- US Stocks were hit hard in Monday trade after Wall Street wiped out its 2018 gains last week.
- The Trump administration is preparing tariffs on all Chinese imports to the US if trade talks fail, Bloomberg reported.
- The tech-heavy Nasdaq had earlier led the major averages higher after IBM agreed to pay $34 billion for the cloud-software company Red Hat.
US stocks rallied but then reversed hard on Monday as escalating trade tensions upended an earlier technology-fueled rally, adding to fears about rising rates and signs of slowing growth that have battered global markets this month.
Bloomberg reported President Donald Trump is preparing to place tariffs on all remaining Chinese import if proposed talks with Beijing next month fail. That came hours after the World Trade Organization was scheduled to hear a complaint Washington filed against Beijing, accusing Chinese companies of violating international intellectual property rules.
The Nasdaq Composite eliminated earlier gains and fell 1.63%, with Netflix (-5%) and Amazon (-6.3%) among the biggest losers, after the UK rolled out plans for a digital services tax expected to target large technology companies. Treasury Chief Philip Hammond told lawmakers the new policy would bring in £400 million, or $512 million, each year.
The Dow Jones Industrial Average also turned negative in afternoon trading and closed down 1%, or more than 600 points from session highs. The S&P 500 was 0.66% lower. After a series of sharp sell-offs in recent weeks, the US indices are on track for their worst month since the financial crisis.
Technology stocks had jumped at the US open after IBM announced on Sunday that it would buy Red Hat in a nearly $34 billion deal, its largest acquisition yet. The deal, which pays Red Hat stockholders $190 a share, comes at a more than 60% premium to where shares settled on Friday.
Earnings season continued, with HSBC posting a 28% jump in pre-tax profits for the third quarter. After choppy results from high-flying technology companies like Amazon and Google parent company Alphabet last week, investors will be closely watching Facebook and General Electric earnings Tuesday.
“Given the recent sell-off in equities on growth concerns and the importance of tech in the bull market rally, the short-term negative spillover is understandable,” said Jon Gordon of UBS Global Wealth Management.
“But while recent weakness in semiconductors in part reflects a cyclical downturn in demand, we don’t expect tech weakness to undermine the broader market on a sustainable basis.”

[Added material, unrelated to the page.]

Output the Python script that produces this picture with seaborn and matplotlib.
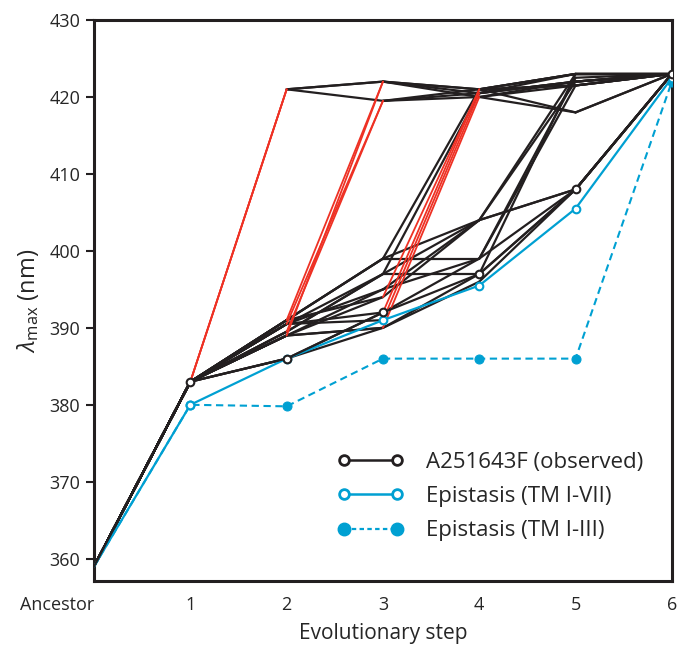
import matplotlib
matplotlib.use("Agg")
import numpy as np
import pandas as pd
import matplotlib.pyplot as plt
import seaborn as sns
from matplotlib.lines import Line2D

# evolutionary steps and tick labels
steps = [0, 1, 2, 3, 4, 5, 6]
step_labels = ["Ancestor", "1", "2", "3", "4", "5", "6"]

# lambda max (nm) along the mutational trajectories
trajectories = [
    [359, 383, 421, 422, 421, 423, 423],
    [359, 383, 421, 419.5, 420.5, 422, 423],
    [359, 383, 421, 422, 420, 421.5, 423],
    [359, 383, 391, 422, 420.5, 423, 423],
    [359, 383, 390.5, 419.5, 421, 418, 423],
    [359, 383, 389.5, 419.5, 420, 422, 423],
    [359, 383, 389, 422, 421, 421.5, 423],
    [359, 383, 386, 392, 421, 423, 423],
    [359, 383, 390.5, 391, 420.5, 422, 423],
    [359, 383, 389, 390, 420, 418, 423],
    [359, 383, 391, 394, 421, 421.5, 423],
    [359, 383, 391, 399, 421, 423, 423],
    [359, 383, 390.5, 397, 420.5, 422, 423],
    [359, 383, 391, 399, 404, 423, 423],
    [359, 383, 389.5, 397, 404, 422, 423],
    [359, 383, 390.5, 395, 404, 408, 423],
    [359, 383, 389, 394, 404, 408, 423],
    [359, 383, 391, 399, 399, 421.5, 423],
    [359, 383, 389.5, 397, 397, 408, 423],
    [359, 383, 386, 390, 396, 408, 423],
    [359, 383, 389, 395, 399, 408, 423],
    [359, 383, 390.5, 392, 399, 422.5, 423],
    [359, 383, 389, 390, 397, 423, 423],
]
# step at which the trajectory takes the large red jump (0 = none)
red_jump_into = [2, 2, 2, 3, 3, 3, 3, 4, 4, 4, 4,
                 0, 0, 0, 0, 0, 0, 0, 0, 0, 0, 0, 0]

observed = [359, 383, 386, 392, 397, 408, 423]
epistasis_tm7 = [359, 380, 386, 391, 395.5, 405.5, 422.5]
epistasis_tm3 = [359, 380, 379.8, 386, 386, 386, 422]

BLUE = "#00a0d2"
RED = "#ee3124"
INK = "#231f20"

# one row per segment end point
rows = []
for i, (path, red) in enumerate(zip(trajectories, red_jump_into)):
    for k in range(len(steps) - 1):
        kind = "red" if k + 1 == red else "black"
        for j in (k, k + 1):
            rows.append({"seg": f"{i}-{k}", "step": steps[j],
                         "lmax": path[j], "kind": kind})
segs = pd.DataFrame(rows)

sns.set_theme(style="ticks")
plt.rcParams["font.family"] = ["Open Sans", "DejaVu Sans"]
plt.rcParams["mathtext.fontset"] = "custom"
plt.rcParams["mathtext.rm"] = "Open Sans"
plt.rcParams["mathtext.it"] = "Open Sans:italic"

fig = plt.figure(figsize=(6.79, 6.47), dpi=100)
ax = fig.add_axes([0.1385, 0.102, 0.851, 0.867])

sns.lineplot(data=segs[segs.kind == "black"], x="step", y="lmax", units="seg",
             estimator=None, color=INK, lw=1.6, ax=ax, zorder=2)
sns.lineplot(data=segs[segs.kind == "red"], x="step", y="lmax", units="seg",
             estimator=None, color=RED, lw=1.3, ax=ax, zorder=3)

marks = list(range(1, len(steps)))
sns.lineplot(x=steps, y=epistasis_tm3, color=BLUE, lw=1.5, ls=(0, (3.5, 2.2)),
             marker="o", markersize=6.5, markerfacecolor=BLUE,
             markeredgecolor=BLUE, markevery=marks, ax=ax, zorder=4)
sns.lineplot(x=steps, y=epistasis_tm7, color=BLUE, lw=1.6, marker="o",
             markersize=5.5, markerfacecolor="white", markeredgecolor=BLUE,
             markeredgewidth=1.5, markevery=marks, ax=ax, zorder=5)
sns.lineplot(x=steps, y=observed, color=INK, lw=1.6, marker="o",
             markersize=5.5, markerfacecolor="white", markeredgecolor=INK,
             markeredgewidth=1.5, markevery=marks, ax=ax, zorder=6)

ax.set_xlim(0, 6)
ax.set_ylim(357.1, 430)
ax.set_yticks(np.arange(360, 431, 10))
ax.set_xticks(steps)
ax.set_xticklabels(step_labels, fontsize=13)
ax.get_xticklabels()[0].set_ha("right")
ax.tick_params(axis="x", length=0, pad=11)
ax.tick_params(axis="y", length=6, width=1.5, labelsize=13, pad=4,
               color=INK)
for s in ax.spines.values():
    s.set_linewidth(2.2)
    s.set_color(INK)
ax.set_xlabel("Evolutionary step", fontsize=15, labelpad=6)
ax.set_ylabel(r"$\lambda_{\mathrm{max}}$ (nm)", fontsize=17, labelpad=6)

handles = [
    Line2D([], [], color=INK, lw=1.8, marker="o", markersize=7,
           markerfacecolor="white", markeredgewidth=2),
    Line2D([], [], color=BLUE, lw=1.8, marker="o", markersize=7,
           markerfacecolor="white", markeredgecolor=BLUE, markeredgewidth=2),
    Line2D([], [], color=BLUE, lw=1.6, ls=(0, (2, 1.5)), marker="o",
           markersize=9, markerfacecolor=BLUE, markeredgecolor=BLUE),
]
ax.legend(handles, ["A251643F (observed)", "Epistasis (TM I-VII)",
                    "Epistasis (TM I-III)"],
          loc="lower right", bbox_to_anchor=(0.985, 0.035), frameon=False,
          fontsize=16, numpoints=2, handlelength=3.0, handletextpad=1.0,
          labelspacing=0.6)

fig.savefig("out.png", dpi=100)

In Europe, German Chancellor Angela Merkel announced she would not seek re-election as leader of the Christian Democratic Union in 2021. The Stoxx Europe 600 was up 1.7% in afternoon trading, with carmakers leading the way higher after Bloomberg reported Beijing is considering cutting its tax on vehicles in half.
Italy dodged a credit downgrade by S&P, easing fears about public spending plans that have brought its populist government head to head with Brussels. Last week, Moody’s cut Rome’s credit rating to one level above junk.
Yields on US government bonds edged higher as a recent wave of safe-haven demand eased. Consumer spending rose for a seventh straight month in September, the Commerce Department said Monday, but personal income recorded the smallest gain in more than a year. Monthly employment numbers are out in the US on Friday.